On peut même dire que ces préoccupations fondamentales du point de vue
éthique et du point de vue juridique sont quasi absentes du débat politique
lors des consultations, comme si les élus n'avaient pas à se considérer,
sur ces sujets, responsables devant leurs électeurs. C'est ainsi que,
dans de nombreuses démocraties, le vote s'inscrit dans un véritable processus
d'évitement par rapport à la conscience du crime - et c'est en cela que
le vote participe indirectement du crime.
Luiza TOSCANE, militante : Du statut de la
victime dans les ONG : une expérience tunisienne.
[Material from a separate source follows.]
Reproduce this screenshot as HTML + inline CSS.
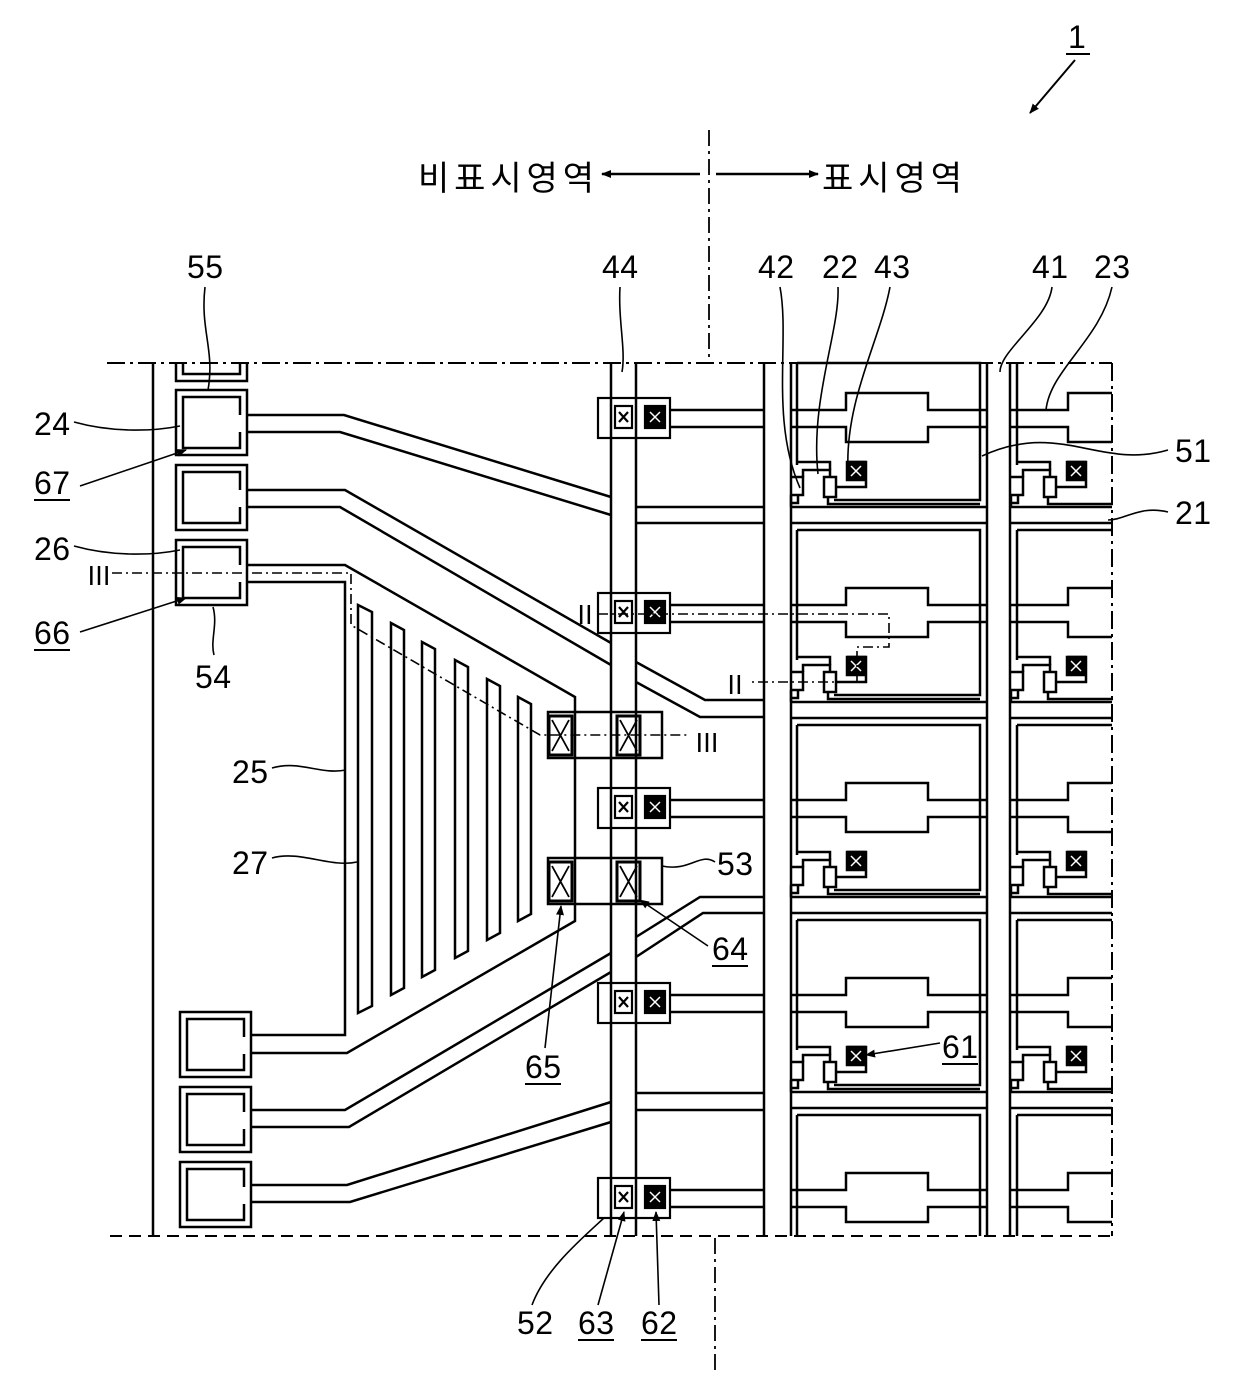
<!DOCTYPE html>
<html><head><meta charset="utf-8"><style>
html,body{margin:0;padding:0;background:#fff}
svg{display:block}
text{font-family:"Liberation Sans","Noto Sans CJK KR",sans-serif;fill:#000}
.n{font-size:32px}
</style></head><body>
<svg width="1240" height="1375" viewBox="0 0 1240 1375" xmlns="http://www.w3.org/2000/svg">
<defs>
<marker id="ah" markerWidth="10" markerHeight="8" refX="9" refY="4" orient="auto" markerUnits="userSpaceOnUse"><path d="M0,0 L10,4 L0,8 z" fill="#000"/></marker>
<g id="pad" fill="none" stroke="#000" stroke-width="2.5">
 <rect x="0" y="0" width="71" height="65"/>
 <path d="M64,25 V7 H7 V58 H64 V42"/>
</g>
<g id="cbox" stroke="#000" stroke-width="2.2">
 <rect x="598" y="-12" width="72" height="40" fill="none"/>
 <rect x="615" y="-4" width="17" height="22" fill="#fff"/>
 <path d="M619,2 l9,10 M628,2 l-9,10" />
 <rect x="645" y="-4" width="20" height="22" fill="#000"/>
 <path d="M650,2 l10,10 M660,2 l-10,10" stroke="#fff" stroke-width="1.5"/>
</g>
<g id="stor" fill="none" stroke="#000" stroke-width="2.5">
 <path d="M670,0 H764 M670,17 H764"/>
 <path d="M791,0 H846 V-17 H928 V0 H987"/>
 <path d="M791,17 H846 V32 H928 V17 H987"/>
 <path d="M1010,0 H1068 V-17 H1112"/>
 <path d="M1010,17 H1068 V32 H1112"/>
</g>
<g id="gate" fill="none" stroke="#000" stroke-width="2.5">
 <path d="M791,0 H987 M791,16 H987 M1010,0 H1112 M1010,16 H1112"/>
</g>
<g id="tft" fill="none" stroke="#000" stroke-width="2.5">
 <path d="M791,-30 H803 V-12 H791"/>
 <path d="M791,-12 V0"/>
 <path d="M798,-12 V-4 H791"/>
 <path d="M803,-30 V-37 H830 V-30"/>
 <rect x="824" y="-30" width="12" height="20"/>
 <path d="M828,-10 V-3 H980"/>
 <path d="M836,-20 H866 V-45 H847"/>
 <path d="M830,-37 V-45 H797"/>
 <rect x="847" y="-45" width="18" height="18" fill="#000"/>
 <path d="M851,-41 l10,10 M861,-41 l-10,10" stroke="#fff" stroke-width="1.5"/>
</g>
</defs>

<!-- title -->
<text class="n" x="1068" y="48" textLength="18">1</text>
<path d="M1066,54 H1090" stroke="#000" stroke-width="2"/>
<path d="M1075,60 L1030,113" stroke="#000" stroke-width="2" marker-end="url(#ah)"/>

<text x="418" y="190" font-size="34" textLength="176">비표시영역</text>
<text x="822" y="190" font-size="34" textLength="140">표시영역</text>
<path d="M700,174 H602" stroke="#000" stroke-width="2.5" marker-end="url(#ah)"/>
<path d="M716,174 H818" stroke="#000" stroke-width="2.5" marker-end="url(#ah)"/>
<path d="M709,130 V362" stroke="#000" stroke-width="1.8" stroke-dasharray="16,5,3,5"/>
<path d="M715,1238 V1375" stroke="#000" stroke-width="1.8" stroke-dasharray="16,5,3,5"/>

<!-- borders -->
<path d="M107,363 H1112" stroke="#000" stroke-width="2" stroke-dasharray="18,5,3,5"/>
<path d="M110,1236 H1120" stroke="#000" stroke-width="2" stroke-dasharray="12,7"/>
<path d="M1112,363 V1236" stroke="#000" stroke-width="2" stroke-dasharray="18,5,3,5"/>
<path d="M153,363 V1236" stroke="#000" stroke-width="2.5"/>

<g fill="none" stroke="#000" stroke-width="2.5">
<!-- strips -->
<path d="M611,363 V1236 M636,363 V1236"/>
<path d="M764,363 V1236 M791,363 V1236"/>
<path d="M987,363 V1236 M1010,363 V1236"/>
<!-- top partial pad -->
<path d="M176,363 V381 H247 V363 M183,363 V374 H240 V363"/>
<!-- fan-out lines -->
<path d="M247,415 H344 L611,497 M247,432 H340 L611,515"/>
<path d="M636,507 H764 M636,523 H764"/>
<path d="M247,490 H345 L611,643 M247,507 H340 L611,665"/>
<path d="M636,662 L705,700 H764 M636,682 L700,717 H764"/>
<!-- trapezoid 25 -->
<path d="M247,565 H345 L575,697 V921 L347,1053 H252"/>
<path d="M247,582 H345 V1035 H252"/>
<!-- bottom pad lines -->
<path d="M252,1110 H345 L611,953 M252,1127 H349 L611,972"/>
<path d="M636,937 L700,897 H764 M636,957 L703,913 H764"/>
<path d="M252,1185 H347 L611,1102 M252,1202 H350 L611,1122"/>
<path d="M636,1093 H764 M636,1110 H764"/>
<!-- fingers 27 -->
<path d="M358,605 L372,612 V1006 L358,1013 Z"/>
<path d="M391,623 L404,630 V988 L391,995 Z"/>
<path d="M422,642 L435,649 V970 L422,977 Z"/>
<path d="M455,660 L468,667 V951 L455,958 Z"/>
<path d="M487,679 L500,686 V933 L487,940 Z"/>
<path d="M518,697 L531,704 V914 L518,921 Z"/>
<!-- contact 53 boxes -->
<rect x="548" y="712" width="114" height="46"/>
<rect x="548" y="858" width="114" height="46"/>
<rect x="549" y="716" width="23" height="39" stroke-width="3"/>
<path d="M552,720 L569,751 M569,720 L552,751" stroke-width="1.8"/>
<rect x="617" y="716" width="23" height="39" stroke-width="3"/>
<path d="M620,720 L637,751 M637,720 L620,751" stroke-width="1.8"/>
<rect x="549" y="862" width="23" height="39" stroke-width="3"/>
<path d="M552,866 L569,897 M569,866 L552,897" stroke-width="1.8"/>
<rect x="617" y="862" width="23" height="39" stroke-width="3"/>
<path d="M620,866 L637,897 M637,866 L620,897" stroke-width="1.8"/>
<!-- pixel boxes main column -->
<path d="M797,363 V465 M797,363 H980 V500 H834"/>
<path d="M797,530 H980 V695 H834 M797,530 V660"/>
<path d="M797,725 H980 V890 H834 M797,725 V855"/>
<path d="M797,920 H980 V1085 H834 M797,920 V1050"/>
<path d="M797,1115 H980 V1236 M797,1115 V1236"/>
<!-- right column boxes -->
<path d="M1017,363 V465 M1017,530 H1112 M1017,530 V660 M1017,725 H1112 M1017,725 V855 M1017,920 H1112 M1017,920 V1050 M1017,1115 H1112 M1017,1115 V1236"/>
</g>

<use href="#pad" x="176" y="390"/>
<use href="#pad" x="176" y="465"/>
<use href="#pad" x="176" y="540"/>
<use href="#pad" x="180" y="1012"/>
<use href="#pad" x="180" y="1087"/>
<use href="#pad" x="180" y="1162"/>

<use href="#stor" y="410"/><use href="#stor" y="605"/><use href="#stor" y="800"/><use href="#stor" y="995"/><use href="#stor" y="1190"/>
<use href="#cbox" y="410"/><use href="#cbox" y="605"/><use href="#cbox" y="800"/><use href="#cbox" y="995"/><use href="#cbox" y="1190"/>
<use href="#gate" y="507"/><use href="#gate" y="702"/><use href="#gate" y="897"/><use href="#gate" y="1092"/>
<use href="#tft" y="507"/><use href="#tft" y="702"/><use href="#tft" y="897"/><use href="#tft" y="1092"/>
<g clip-path="none"><use href="#tft" x="220" y="507"/><use href="#tft" x="220" y="702"/><use href="#tft" x="220" y="897"/><use href="#tft" x="220" y="1092"/></g>
<rect x="1113" y="360" width="130" height="880" fill="#fff"/>
<path d="M1112,363 V1236" stroke="#000" stroke-width="2" stroke-dasharray="18,5,3,5"/>

<!-- section lines -->
<g fill="none" stroke="#000" stroke-width="1.6" stroke-dasharray="10,4,2,4">
<path d="M112,573 H351 V625 L540,735 H690"/>
<path d="M598,614 H889 V647 H857 V682 H750"/>
</g>
<text x="86" y="585" font-size="26" font-family="Liberation Serif">Ⅲ</text>
<text x="694" y="752" font-size="26" font-family="Liberation Serif">Ⅲ</text>
<text x="572" y="624" font-size="26" font-family="Liberation Serif">Ⅱ</text>
<text x="722" y="694" font-size="26" font-family="Liberation Serif">Ⅱ</text>

<!-- labels -->
<g class="n">
<text x="187" y="278" textLength="36">55</text>
<text x="602" y="278" textLength="36">44</text>
<text x="758" y="278" textLength="36">42</text>
<text x="822" y="278" textLength="36">22</text>
<text x="874" y="278" textLength="36">43</text>
<text x="1032" y="278" textLength="36">41</text>
<text x="1094" y="278" textLength="36">23</text>
<text x="34" y="435" textLength="36">24</text>
<text x="34" y="494" textLength="36">67</text>
<text x="34" y="560" textLength="36">26</text>
<text x="34" y="644" textLength="36">66</text>
<text x="195" y="688" textLength="36">54</text>
<text x="232" y="783" textLength="36">25</text>
<text x="232" y="874" textLength="36">27</text>
<text x="1175" y="462" textLength="36">51</text>
<text x="1175" y="524" textLength="36">21</text>
<text x="717" y="875" textLength="36">53</text>
<text x="712" y="960" textLength="36">64</text>
<text x="525" y="1078" textLength="36">65</text>
<text x="942" y="1058" textLength="36">61</text>
<text x="517" y="1334" textLength="36">52</text>
<text x="578" y="1334" textLength="36">63</text>
<text x="641" y="1334" textLength="36">62</text>
</g>
<g stroke="#000" stroke-width="2">
<path d="M34,500 H70 M34,650 H70 M712,966 H748 M525,1084 H561 M942,1064 H978 M578,1340 H614 M641,1340 H677"/>
</g>
<g fill="none" stroke="#000" stroke-width="1.6">
<path d="M205,287 C200,330 215,350 208,390"/>
<path d="M74,422 C110,432 150,432 180,426"/>
<path d="M80,486 L186,450" marker-end="url(#ah)"/>
<path d="M74,546 C110,556 150,556 180,550"/>
<path d="M80,632 L186,598" marker-end="url(#ah)"/>
<path d="M214,655 C210,640 218,625 213,607"/>
<path d="M272,768 C300,760 320,775 346,770"/>
<path d="M272,858 C300,850 330,868 357,862"/>
<path d="M620,287 C618,320 626,350 622,372"/>
<path d="M780,287 C790,340 770,420 800,488"/>
<path d="M838,287 C840,330 810,400 818,474"/>
<path d="M890,287 C880,340 845,400 848,470"/>
<path d="M1052,287 C1048,320 1000,350 1000,372"/>
<path d="M1112,287 C1100,340 1050,370 1046,410"/>
<path d="M1168,450 C1100,470 1060,420 982,456"/>
<path d="M1168,512 C1140,505 1125,520 1108,520"/>
<path d="M715,862 C700,852 690,872 662,866"/>
<path d="M708,946 L640,900" marker-end="url(#ah)"/>
<path d="M545,1048 L561,906" marker-end="url(#ah)"/>
<path d="M940,1043 L866,1055" marker-end="url(#ah)"/>
<path d="M532,1305 C545,1270 580,1240 604,1218"/>
<path d="M598,1305 L624,1212" marker-end="url(#ah)"/>
<path d="M659,1305 L656,1212" marker-end="url(#ah)"/>
</g>
</svg>
</body></html>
Eléments de réflexion à partir d'une expérience
menée sur plusieurs années dans une ONG de défense des droits de l'homme
(CRLDHTunisie). Quel est le statut de la victime et partant de son témoignage
dans ce type de structure ? La victime de crimes contre l'humanité, le
ou la rescapée, ou encore la tierce personne (témoin) sont la source de
toute information, donc de l'activité de la structure. Pourtant cette
dernière s'autonomise à tel point que la victime n'y est plus conviée
qu'à des rares exceptions, essentiellement pour servir de "preuve à l'appui",
dans un combat qui se mène largement sans elle. La dissociation entre
son témoignage, appelé à rester, et la victime, bannie de l'ONG, a de
lourdes conséquences, parmi lesquelles : dilution ou fragmentation du
témoignage, atomisation ou satellisation des victimes par rapport à une
structure qui n'est pas la leur. Danger de substitutisme, voire de manipulation,
etc Il conviendra de s'interroger sur la méfiance que les militants vouent
aux victimes.
***
Albert HERSZKOWICZ. Médecin : L'antisémitisme
en Europe: survivance du passé ou danger à venir?
Cinquante ans après le génocide des juifs d'Europe,
il ne semble pas que s'y profile l'horizon d'une disparition de l'antisémitisme.
La dynamique est même plutôt inverse. L'extrême droite dite populiste
bénéficie de succès électoraux imprévus. Sa thématique xénophobe intègre
le plus souvent une composante antisémite rattachée à l'histoire de la
2ème guerre mondiale et des formes plus ou moins explicites de négationnisme
(Autriche, France, Roumanie, Hongrie..) En Allemagne la polémique s'approfondit
après le premier choc provoqué par l'écrivain Martin Walser en 1998 qualifiant
le génocide de "massue morale" pesant sur la société. Parallèlement se
développent des actes antijuifs liés au contexte de l'affrontement au
Moyen-Orient. Au travers de la situation dans différents pays européens
seront questionnées l'actualité et la forme d'un combat contre l'antisémitisme.
Louis BAGILISHYA, Membre de l’association Communauté
Rwandaise de France : Discours de la négation, dénis et politiques.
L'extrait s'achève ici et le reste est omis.